Despite willfully allowing a three-ring circus to take up shop in the Oval Office, there has been some recognition of the danger we’ve put ourselves in by becoming addicted to the mindlessness of entertainment. Unfortunately for us, we’ve become so reliant on entertainment that it’s all we’ve come to understand, so entertainment must fight entertainment. That’s where The Dark Knight, It, and American Horror Story Cult come into the picture. These stories detail how clowns, when given power, turn to evil. How they feed on fear, manipulate chaos, and aren’t bound by logic, all qualities that can be ascribed to President Trump and other real-word killer clowns such as Kim Jung Un and Carrot Top.

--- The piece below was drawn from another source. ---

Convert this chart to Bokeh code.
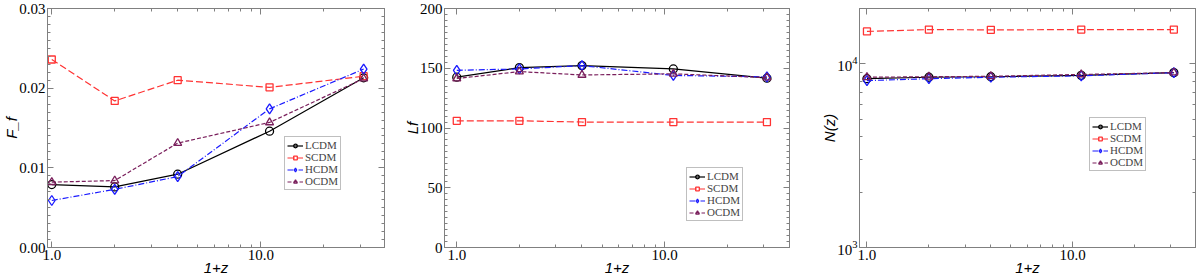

It, the movie of this moment, is especially instructive in its critique of our culture. In a change from the source material, the story is set in the late ’80s, at the height of Reaganism, and illustrates the perils of nostalgia, demonstrating that evil still lurked behind the white picket fences of the white middle class. With Pennywise terrorizing the town of Derry, Maine, America was never truly great because Pennywise can only grow strong if we are weak. His power is to mimic his next victim’s greatest insecurity, feeding on their fear, not unlike how Trump appeals to the xenophobic, racist, and transphobic people of our country. A better President once said this and it’s true: “The only thing to fear is fear itself.”
Normally, I’d conclude my articles like I begin them – with something snarky, but not this time. Oh no. Our situation on Earth is no longer a laughing matter. The climate is changing. Nuclear weapons are proliferating. And the Kardashians are reproducing. The end is neigh. And it’s high time we heed the warnings of It, or else. Seriously.
So long as we, as a society, remain divided and continue to treat entertainment as king, the clowns will continue to reign over us. We have to change the culture, come together, and reemphasize the seriousness of life. If we don’t, then we’ll continue to be at the mercy of our red-nosed overlords and all we’ll be able to do is laugh through our tears. Sorry to be all doom and gloom, but it’s true. However, if there’s any hope then there’s this spoiler alert: It ends with the children of Derry defeating the clown, but they were only able to do so if they joined forces, once they became stronger together. No joke.